Drug trafficking is very serious. Depending on where or how the offense occurs, it can be charged as either a state or federal crime. In either case, it is always a felony, which means if you're convicted, you could be spending years to life in prison.
What Is Drug Trafficking?
Generally defined, drug trafficking is committed when you manufacture, sell, or transport illegal substances. Illegal substances are drugs listed on state and federal controlled substance schedules. The schedules are based and ranked on how addictive a drug is, whether it has an accepted medical use, and the potential for physical and/or psychological dependence on the drug.
Drug trafficking is a state crime when it occurs within state lines. However, if the transaction crosses state or country lines, it becomes a federal offense. In many cases, a federal drug trafficking conviction can result in harsher punishments than that for a state-level offense, but regardless, being found guilty can have severe impacts on your life.
How Is Drug Trafficking Proven?
When a state or federal prosecutor takes on a drug trafficking case, they must prove beyond a reasonable doubt that you are guilty. Meeting the burden can be difficult. The prosecutor must show that you had the substance for more than just personal use (that would be the lesser-considered offense of drug possession).
Typically, to prove you possessed the drugs for trafficking, the prosecutor must point to circumstantial evidence that demonstrates that you were planning on distributing or selling the substance. They might note that you also had scales, baggies, or large amounts of cash, suggesting that the drugs were going to be packaged and shipped out.
The prosecutor must also prove that the substance in your possession was a controlled substance, and you knew it was such.
Although the prosecutor might have evidence suggesting that you had a controlled substance and planned on trafficking it, that does not mean you're guilty of the offense. Remember that you are innocent until proven guilty, and you have the right to defend your innocence. Other explanations for the items you had on you may exist, and it's crucial to have an attorney on your side who can help present the facts of your case.
How Long Can I Go to Jail for Drug Trafficking?
As mentioned earlier, drug trafficking is a felony. If you're convicted, you may be sent to prison (as opposed to jail).
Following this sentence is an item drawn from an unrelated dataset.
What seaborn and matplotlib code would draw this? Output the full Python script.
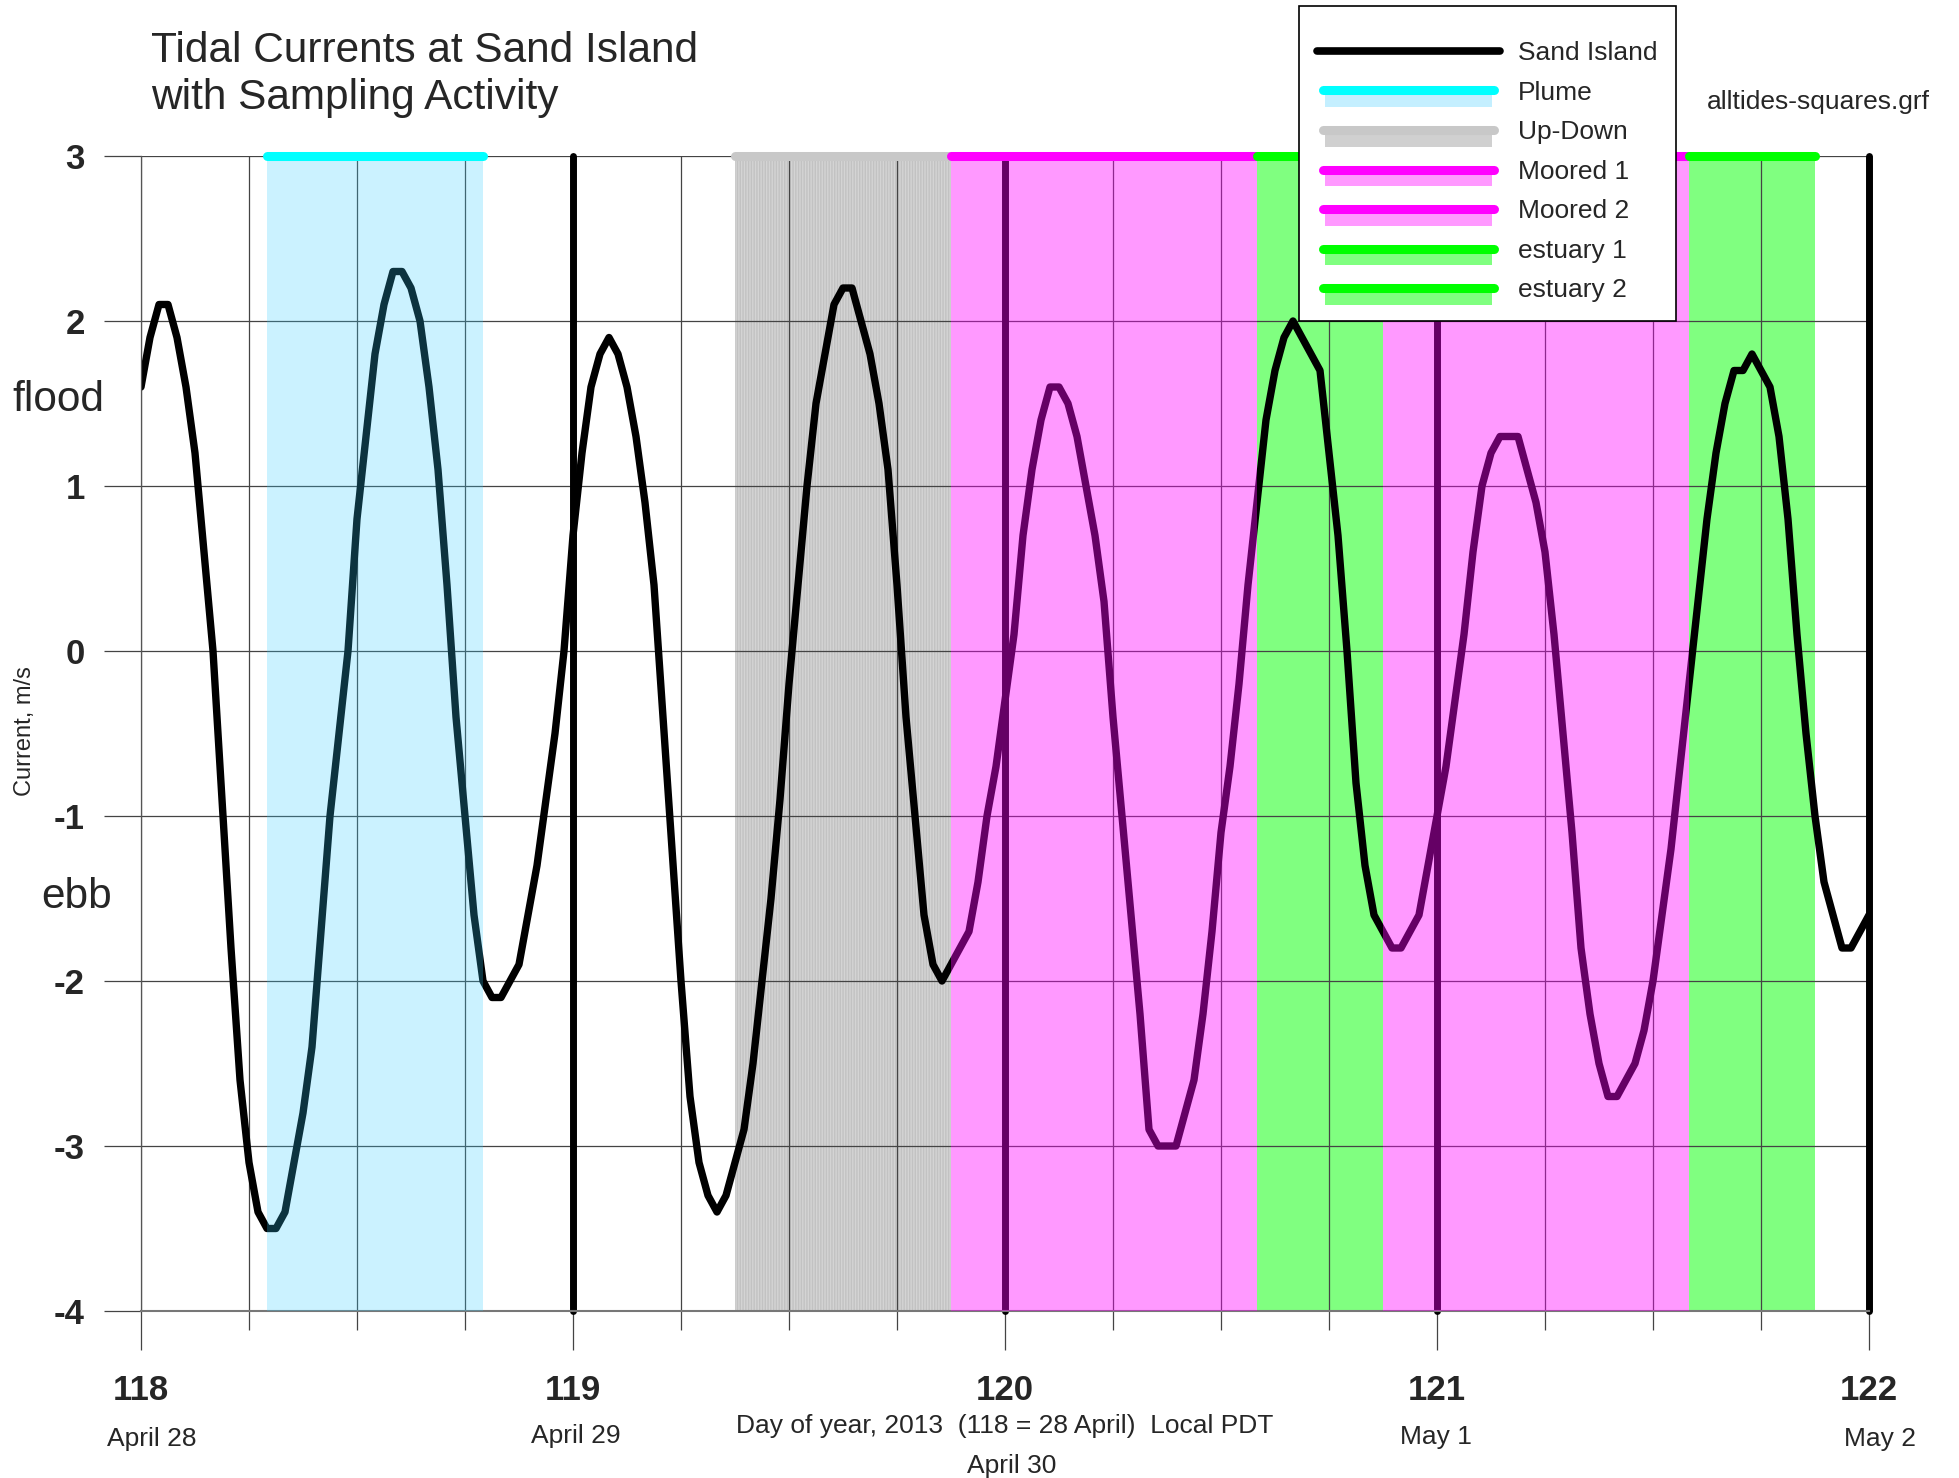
import numpy as np
import matplotlib
matplotlib.use('Agg')
import matplotlib.pyplot as plt
import matplotlib.transforms as mtransforms
from matplotlib.lines import Line2D
from matplotlib.patches import Patch, Rectangle
from matplotlib.legend_handler import HandlerBase
import seaborn as sns

# half-hourly tidal current at Sand Island (m/s), one list per day of year
current_118 = [1.6, 1.9, 2.1, 2.1, 1.9, 1.6, 1.2, 0.6, 0.0, -0.9,
               -1.8, -2.6, -3.1, -3.4, -3.5, -3.5, -3.4, -3.1, -2.8, -2.4,
               -1.7, -1.0, -0.5, 0.0, 0.8, 1.3, 1.8, 2.1, 2.3, 2.3,
               2.2, 2.0, 1.6, 1.1, 0.4, -0.4, -1.0, -1.6, -2.0, -2.1,
               -2.1, -2.0, -1.9, -1.6, -1.3, -0.9, -0.5, 0.0]
current_119 = [0.7, 1.2, 1.6, 1.8, 1.9, 1.8, 1.6, 1.3, 0.9, 0.4,
               -0.4, -1.2, -2.0, -2.7, -3.1, -3.3, -3.4, -3.3, -3.1, -2.9,
               -2.5, -2.0, -1.5, -0.9, -0.2, 0.4, 1.0, 1.5, 1.8, 2.1,
               2.2, 2.2, 2.0, 1.8, 1.5, 1.1, 0.4, -0.4, -1.0, -1.6,
               -1.9, -2.0, -1.9, -1.8, -1.7, -1.4, -1.0, -0.7]
current_120 = [-0.3, 0.1, 0.7, 1.1, 1.4, 1.6, 1.6, 1.5, 1.3, 1.0,
               0.7, 0.3, -0.4, -1.0, -1.6, -2.2, -2.9, -3.0, -3.0, -3.0,
               -2.8, -2.6, -2.2, -1.7, -1.1, -0.7, -0.2, 0.4, 0.9, 1.4,
               1.7, 1.9, 2.0, 1.9, 1.8, 1.7, 1.2, 0.7, 0.0, -0.8,
               -1.3, -1.6, -1.7, -1.8, -1.8, -1.7, -1.6, -1.3]
current_121 = [-1.0, -0.7, -0.3, 0.1, 0.6, 1.0, 1.2, 1.3, 1.3, 1.3,
               1.1, 0.9, 0.6, 0.1, -0.5, -1.1, -1.8, -2.2, -2.5, -2.7,
               -2.7, -2.6, -2.5, -2.3, -2.0, -1.6, -1.2, -0.7, -0.2, 0.3,
               0.8, 1.2, 1.5, 1.7, 1.7, 1.8, 1.7, 1.6, 1.3, 0.8,
               0.1, -0.5, -1.0, -1.4, -1.6, -1.8, -1.8, -1.7]
current_122 = [-1.6]

current = current_118 + current_119 + current_120 + current_121 + current_122
day = 118 + np.arange(len(current)) / 48.0

# sampling activity (day of year)
sample_names = ['Plume', 'Up-Down', 'Moored 1', 'Moored 2', 'estuary 1', 'estuary 2']
sample_start = [118.292, 119.375, 119.875, 120.875, 120.583, 121.583]
sample_end = [118.792, 119.875, 120.583, 121.583, 120.875, 121.875]
bar_colors = ['#00ffff', '#c8c8c8', '#ff00ff', '#ff00ff', '#00ff00', '#00ff00']
fill_colors = ['#33ccff', '#d4d4d4', '#ff00ff', '#ff00ff', '#80ff80', '#80ff80']
hatch_colors = ['none', '#c2c2c2', 'none', 'none', 'none', 'none']
fill_alpha = [0.25, 1.0, 0.4, 0.4, 1.0, 1.0]
fill_on_top = [True, False, True, True, False, False]
legend_patch = ['#c4efff', '#d0d0d0', '#ff99ff', '#ff99ff', '#80ff80', '#80ff80']

day_ticks = [118, 119, 120, 121, 122]
day_lines = [119, 120, 121, 122]
dates = ['April 28', 'April 29', 'April 30', 'May 1', 'May 2']
date_x = [118.026, 119.007, 120.016, 120.998, 122.025]
date_y_px = [1439, 1436, 1466, 1437, 1439]


class LineOverPatch(HandlerBase):
    def create_artists(self, legend, orig_handle, xdescent, ydescent,
                       width, height, fontsize, trans):
        line, patch = orig_handle
        yc = height / 2 - ydescent
        rect = Rectangle((-xdescent + 0.04 * width, yc - 0.9 * height),
                         0.92 * width, 0.72 * height,
                         facecolor=patch.get_facecolor(), edgecolor='none',
                         transform=trans)
        ln = Line2D([-xdescent + 0.03 * width, width - xdescent - 0.03 * width], [yc, yc],
                    color=line.get_color(), linewidth=line.get_linewidth(),
                    solid_capstyle='round', transform=trans)
        return [rect, ln]


sns.set_style('white')
plt.rcParams['font.family'] = ['Liberation Sans', 'DejaVu Sans']
plt.rcParams['axes.unicode_minus'] = False
plt.rcParams['hatch.linewidth'] = 1.0

W, H = 1959, 1478
fig = plt.figure(figsize=(W / 100, H / 100), dpi=100)
ax = fig.add_axes([141 / W, 1 - 1311 / H, 1728 / W, 1155 / H])

# shaded sampling periods
for s, e, c, hc, a, top in zip(sample_start, sample_end, fill_colors, hatch_colors,
                               fill_alpha, fill_on_top):
    ax.axvspan(s, e, facecolor=c, edgecolor=hc, hatch='||||||' if hc != 'none' else None,
               alpha=a, lw=0, zorder=3 if top else 0.2)

sns.lineplot(x=day, y=current, ax=ax, color='black', linewidth=5.3, zorder=2)
ax.vlines(day_lines, -4, 3, colors='black', linewidth=5, zorder=2,
          capstyle='round', clip_on=False)

for s, e, c in zip(sample_start, sample_end, bar_colors):
    ax.plot([s, e], [3, 3], color=c, linewidth=6.5, solid_capstyle='round',
            zorder=5, clip_on=False)

ax.set_xlim(118, 122)
ax.set_ylim(-4, 3)
ax.set_xticks(day_ticks)
ax.set_xticks(np.arange(118, 122.01, 0.25), minor=True)
ax.set_yticks(range(-4, 4))
ax.set_axisbelow(True)
ax.grid(which='both', axis='x', color='#444444', linewidth=0.9)
ax.grid(which='major', axis='y', color='#444444', linewidth=0.9)
ax.tick_params(axis='x', which='major', bottom=True, direction='out', length=28,
               width=0.9, color='#444444', pad=17, labelsize=25)
ax.tick_params(axis='x', which='minor', bottom=True, direction='out', length=13.7,
               width=0.9, color='#444444')
ax.tick_params(axis='y', left=True, direction='out', length=27, width=0.9,
               color='#444444', pad=13.5, labelsize=25)
for lab in ax.get_xticklabels() + ax.get_yticklabels():
    lab.set_fontweight('bold')
for side in ['top', 'right']:
    ax.spines[side].set_visible(False)
ax.spines['left'].set_color('#555555')
ax.spines['left'].set_linewidth(0.9)
ax.spines['bottom'].set_color('#777777')
ax.spines['bottom'].set_linewidth(1.5)
ax.set_xlabel('')
ax.set_ylabel('')

# texts
fig.text(151 / W, 1 - 62 / H, 'Tidal Currents at Sand Island', fontsize=30.5, va='baseline')
fig.text(151 / W, 1 - 109 / H, 'with Sampling Activity', fontsize=30.5, va='baseline')
fig.text(1707 / W, 1 - 102 / H, 'alltides-squares.grf', fontsize=19, va='center')
ax.text((12 - 141) / 1728, (1311 - 400) / 1155, 'flood', fontsize=30.5,
        ha='left', va='center', transform=ax.transAxes)
ax.text((41 - 141) / 1728, (1311 - 897) / 1155, 'ebb', fontsize=30.5,
        ha='left', va='center', transform=ax.transAxes)
ax.text((25 - 141) / 1728, (1311 - 731) / 1155, 'Current, m/s', fontsize=17,
        rotation=90, ha='center', va='center', transform=ax.transAxes)
ax.text(0.5, (1311 - 1426) / 1155, 'Day of year, 2013  (118 = 28 April)  Local PDT',
        fontsize=19, ha='center', va='center', transform=ax.transAxes)
blend = mtransforms.blended_transform_factory(ax.transData, fig.transFigure)
for lab, x, ypx in zip(dates, date_x, date_y_px):
    ax.text(x, 1 - ypx / H, lab, fontsize=19, ha='center', va='center',
            transform=blend, clip_on=False)

# legend
handles = [Line2D([], [], color='black', linewidth=5.5, solid_capstyle='round')]
for c, pc in zip(bar_colors, legend_patch):
    handles.append((Line2D([], [], color=c, linewidth=6.5), Patch(facecolor=pc)))
labels = ['Sand Island'] + sample_names
leg = fig.legend(handles, labels, loc='upper left', bbox_to_anchor=(1299 / W, 1 - 6 / H),
                 borderaxespad=0, frameon=True, fancybox=False, edgecolor='black',
                 framealpha=1, fontsize=19, handlelength=6.9, handletextpad=0.7,
                 labelspacing=0.59, borderpad=0.7, title=' ', title_fontsize=1,
                 handler_map={tuple: LineOverPatch()})
leg.get_frame().set_linewidth(1.2)

fig.savefig('out.png', dpi=100)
The length of your sentence depends on various factors, which include, but are not limited to:
- Whether the offense falls under state or federal jurisdiction
- The type of substance you allegedly trafficked
- The amount of the substance you had
In Tennessee, a drug trafficking charge can range from a Class E to Class A felony. The classification can depend on the type and/or amount of drug. For instance, the offense is a Class A felony when you traffic 150 grams or more of a substance containing heroin. If you're convicted, you could be sentenced to 60 years in prison and fined up to $500,000. If the drug trafficking offense involves a Schedule VII controlled substance, it's a Class E felony that carries up to 6 years in prison and/or a fine of up to $1,000.
As with state drug trafficking offenses, convictions for a federal crime depend on the amount and/or type of substance. For example, if a mixture or substance has 1 kilogram or more of heroin, the conviction penalties include 10 years in prison and/or a fine of up to $10,000,000. In a case involving less than 50 kilograms of marijuana, the prison term is up to 5 years, and the fine is up to $250,000.